Marksist felsefecilerden Agnes Heller'in,  ‘’Bir Ahlak Kuramı’’ (Ayrıntı Yay.) adlı kitabında, evrensel ahlakın ilkelerinden bahseder. Bu yönlendirici ilkelerden birincisi, ‘’Başkasının kişiliğine ve önemsediği herhangi bir şeye saldırmamak''tır. 

İnsanlar, gerek ikili ilişkilerinde gerekse toplumsal ilişkilerinde, sağlıklı ilişki kurmak gibi bir niyetleri varsa, karar alırlarken ben merkezli hareket edemezler. Sadece kendileri dinleyip kendilerinin söyleyeceği bir monologlar dünyasından çıkış yapıp, diyaloglar dünyasına adım atmalıdırlar.

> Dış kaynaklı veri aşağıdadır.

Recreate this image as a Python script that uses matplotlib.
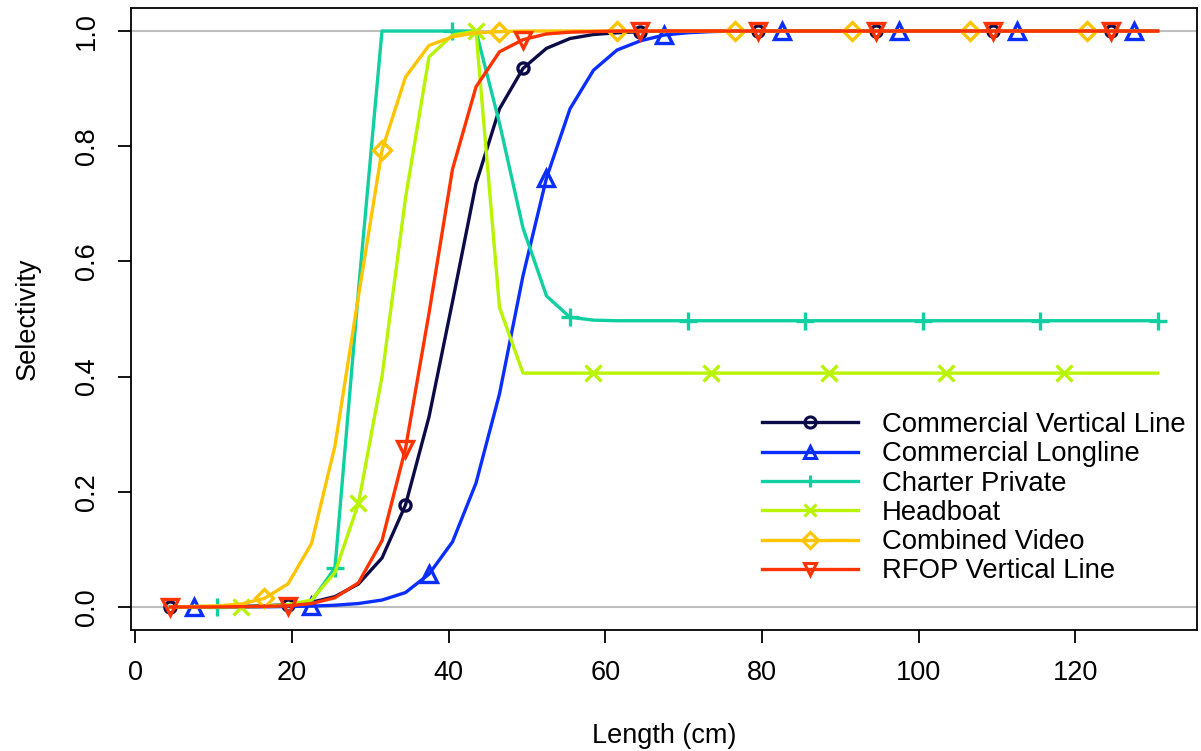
import matplotlib
matplotlib.use("Agg")
import matplotlib.pyplot as plt

plt.rcParams['font.family'] = ['Liberation Sans', 'DejaVu Sans']

# length bins (cm)
lengths = [4.5, 7.5, 10.5, 13.5, 16.5, 19.5, 22.5, 25.5, 28.5, 31.5, 34.5,
           37.5, 40.5, 43.5, 46.5, 49.5, 52.5, 55.5, 58.5, 61.5, 64.5, 67.5,
           70.5, 73.5, 76.5, 79.5, 82.5, 85.5, 88.5, 91.5, 94.5, 97.5, 100.5,
           103.5, 106.5, 109.5, 112.5, 115.5, 118.5, 121.5, 124.5, 127.5, 130.5]

comm_vl = [0.0, 0.0, 0.0005, 0.001, 0.002, 0.004, 0.008, 0.018, 0.04, 0.085,
           0.177, 0.33, 0.53, 0.735, 0.865, 0.935, 0.97, 0.987, 0.994, 0.997,
           0.999, 1.0, 1.0, 1.0, 1.0, 1.0, 1.0, 1.0, 1.0, 1.0, 1.0, 1.0, 1.0,
           1.0, 1.0, 1.0, 1.0, 1.0, 1.0, 1.0, 1.0, 1.0, 1.0]
comm_ll = [0.0, 0.0, 0.0, 0.0, 0.0003, 0.0008, 0.0015, 0.003, 0.006, 0.012,
           0.025, 0.057, 0.113, 0.215, 0.37, 0.575, 0.745, 0.865, 0.932, 0.967,
           0.983, 0.993, 0.997, 0.999, 1.0, 1.0, 1.0, 1.0, 1.0, 1.0, 1.0, 1.0,
           1.0, 1.0, 1.0, 1.0, 1.0, 1.0, 1.0, 1.0, 1.0, 1.0, 1.0]
charter = [0.0, 0.0, 0.0, 0.0005, 0.001, 0.003, 0.01, 0.068, 0.55, 1.0, 1.0,
           1.0, 1.0, 1.0, 0.84, 0.658, 0.54, 0.503, 0.498, 0.497, 0.497, 0.497,
           0.497, 0.497, 0.497, 0.497, 0.497, 0.497, 0.497, 0.497, 0.497, 0.497,
           0.497, 0.497, 0.497, 0.497, 0.497, 0.497, 0.497, 0.497, 0.497, 0.497,
           0.497]
headboat = [0.0, 0.0, 0.0, 0.0005, 0.001, 0.004, 0.012, 0.06, 0.18, 0.4, 0.71,
            0.955, 0.993, 1.0, 0.52, 0.406, 0.406, 0.406, 0.406, 0.406, 0.406,
            0.406, 0.406, 0.406, 0.406, 0.406, 0.406, 0.406, 0.406, 0.406,
            0.406, 0.406, 0.406, 0.406, 0.406, 0.406, 0.406, 0.406, 0.406,
            0.406, 0.406, 0.406, 0.406]
video = [0.0, 0.001, 0.002, 0.005, 0.015, 0.04, 0.11, 0.28, 0.54, 0.793, 0.92,
         0.975, 0.99, 0.997, 0.999, 1.0, 1.0, 1.0, 1.0, 1.0, 1.0, 1.0, 1.0,
         1.0, 1.0, 1.0, 1.0, 1.0, 1.0, 1.0, 1.0, 1.0, 1.0, 1.0, 1.0, 1.0, 1.0,
         1.0, 1.0, 1.0, 1.0, 1.0, 1.0]
rfop = [0.0, 0.0, 0.0, 0.0005, 0.001, 0.002, 0.006, 0.016, 0.042, 0.115, 0.275,
        0.51, 0.76, 0.903, 0.964, 0.985, 0.995, 0.998, 0.999, 1.0, 1.0, 1.0,
        1.0, 1.0, 1.0, 1.0, 1.0, 1.0, 1.0, 1.0, 1.0, 1.0, 1.0, 1.0, 1.0, 1.0,
        1.0, 1.0, 1.0, 1.0, 1.0, 1.0, 1.0]

labels = ["Commercial Vertical Line", "Commercial Longline", "Charter Private",
          "Headboat", "Combined Video", "RFOP Vertical Line"]
series = [comm_vl, comm_ll, charter, headboat, video, rfop]
colors = ["#0B0B48", "#0A2EFF", "#10CFA0", "#B8F400", "#FFC400", "#FF3300"]
markers = ["o", "^", "+", "x", "D", "v"]
msizes = [8, 11, 13, 11, 9, 11]
offsets = [0, 1, 2, 3, 4, 0]

fig = plt.figure(figsize=(12.01, 7.51), dpi=100)
ax = fig.add_axes([131 / 1201, 1 - 630 / 751, 1066 / 1201, 622 / 751])

ax.axhline(0, color="#BEBEBE", lw=1.5, zorder=1)
ax.axhline(1, color="#BEBEBE", lw=1.5, zorder=1)

for y, lab, c, m, ms, off in zip(series, labels, colors, markers, msizes, offsets):
    ax.plot(lengths, y, color=c, lw=2.4, marker=m, ms=ms, mfc="none",
            mec=c, mew=2.4, markevery=(off, 5), label=lab, zorder=2)

ax.set_xlim(-0.54, 135.54)
ax.set_ylim(-0.04, 1.04)
ax.set_xticks([0, 20, 40, 60, 80, 100, 120])
ax.set_yticks([0.0, 0.2, 0.4, 0.6, 0.8, 1.0])
ax.set_yticklabels(["0.0", "0.2", "0.4", "0.6", "0.8", "1.0"])
ax.tick_params(axis="both", direction="out", length=9.5, width=1.3,
               labelsize=19.5, color="black")
ax.tick_params(axis="x", pad=12)
ax.tick_params(axis="y", pad=13)
for lab in ax.get_yticklabels():
    lab.set_rotation(90)
    lab.set_va("center")

for s in ax.spines.values():
    s.set_linewidth(1.3)

ax.set_xlabel("Length (cm)", fontsize=19.5, labelpad=27)
ax.set_ylabel("Selectivity", fontsize=19.5, labelpad=24)

leg = ax.legend(loc="upper left", bbox_to_anchor=(762 / 1201, 1 - 412 / 751),
                bbox_transform=fig.transFigure, frameon=False, fontsize=19.8,
                handlelength=3.5, handletextpad=0.85, labelspacing=0.12,
                borderpad=0, borderaxespad=0, numpoints=1)
for h in leg.legend_handles:
    h.set_markersize(8)
    h.set_markeredgewidth(2.2)

fig.savefig("out.png", dpi=100)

Bu minvalde, sağlıklı ilişki kurmak ile  ''kendini parantez içine alabilmek’’ arasında sıkı bir irtibat mevcut. Bu arkadaşlıklarda da böyle, evliliklerde de böyle; bir köyde de yaşasak,  bir metropolde bu genel geçer sınavla her daim karşı karşıyayız.

Bir işe kalkıştığımızda,  bu iş, karşımızdaki kişiyi veya  kitleyi yaralama riski taşıyorsa, takkeyi önümüze koyup düşünme vaktidir.  

''Bu yapacağım işin bana ve  karşımdakine maliyeti ne?'' 

''Ben bu işi yaparsam bana kârı ne, karşıdaki kitleye yararı ne?''

''Peki, ya ben bu işi yapmazsam benden ne eksilir? Ben bu işi yapmazsam ondan ne eksilir ?''

Bir toplumda yaşayıp – bir başkasıyla, bir cemaatle, başka bir milliyetle, etnik bir kültürle, kısacası herhangi bir aidiyet ile bir  ilişki ve bir alışveriş halinde kalmak istiyorsanız bunun ilk şartı karşıdakinin hassasiyetlerine saldırmamaktır.

Başkasının hassasiyetine saldırıp saldırmamakta sıkça gözden kaçan bir durum mevzubahis: Karşıdakinin hassasiyet duyduğu, üzerine titrediği şey (kutsalı vb.) bize son derece saçma, aptalca gelebilir; hatta onu hezeyanlı bir düşünce olarak bile algılıyor olabiliriz. Hatta biz kendi açımızdan bakınca başkasının inancına saldırmadığımıza içtenlikle inanıyor da olabiliriz. Yine de söz konusu olan onun algısıdır ve bizim o algıya saygı duyup duymayacağımızdır. Kendi inancımızı haklı karşıdakini en saçma bulsak da onun inancına saygı duyabilmek, kendini paranteze alabilme halidir.

Misal, ineğe tapınmak ya da ineği kutsal saymak dünyanın en saçma inancı olabilir bizim dünyamızda. Önemli olanın bizim fikrimiz değil diğerinin hassasiyeti olduğunu görerek ; ineği kutsal sayanın inancına saldırmamak, alaya almamak, onu incitici davranışlardan uzak kalmak erdemlerin şahıdır. 

Başkasının hassasiyetlerini gözeterek kendini paranteze alabilmek, elbette ki herkesin verebileceği bir sınav değildir. Kendi düşüncelerini doğru bulup haklı hissetmek dünyanın en tatlı balıdır. Lakin bu bal zehirli bir baldır. Kendi haklılığını paranteze alıp karşıdakinin bize en saçma da gelse düşüncelerine ve anlam dünyasına saygıda kusur etmemek ise en güçlü panzehirdir.  İşte o zaman ilişkilere düzen ve intizam hakim olur. İlişkinin de ritmi doğar. Kimsenin sesi kimseninkinin üzerine yıkılmaz. Ve böylece her yeri kara bir duman gibi kaplayan  bu meşum gürültü diner.